On the peculiarities in the rotational frequency evolution of isolated neutron stars

Abstract The measurements of pulsar frequency second derivatives have shown that they are 102−106 times larger than expected for standard pulsar spin-down law, and are even negative for about half of pulsars. We explain these paradoxical results on the basis of the statistical analysis of the rotational parameters ν, $\dot{\nu}$ and $\ddot{\nu}$ of the subset of 295 pulsars taken mostly from the ATNF database. We have found a strong correlation between $\ddot{\nu}$ and $\dot{\nu}$ for both $\ddot{\nu}>0$ and $\ddot{\nu}<0$ , as well as between ν and $\dot{\nu}$ . We interpret these dependencies as evolutionary ones due to $\dot{\nu}$ being nearly proportional to the pulsars’ age.

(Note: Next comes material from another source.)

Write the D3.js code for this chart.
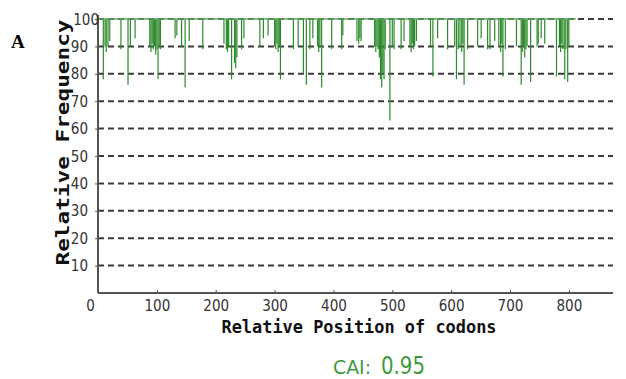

The derived statistical relations as well as “anomalous” values of $\ddot{\nu}$ are well described by assuming the long-time variations of the spin-down rate. The pulsar frequency evolution, therefore, consists of secular change of νev(t), $\dot{\nu}_{\mathrm{ev}}(t)$ and $\ddot{\nu}_{\mathrm{ev}}(t)$ according to the power law with n≈5, the irregularities, observed within a timespan as a timing noise, and the variations on the timescale larger than that—several decades.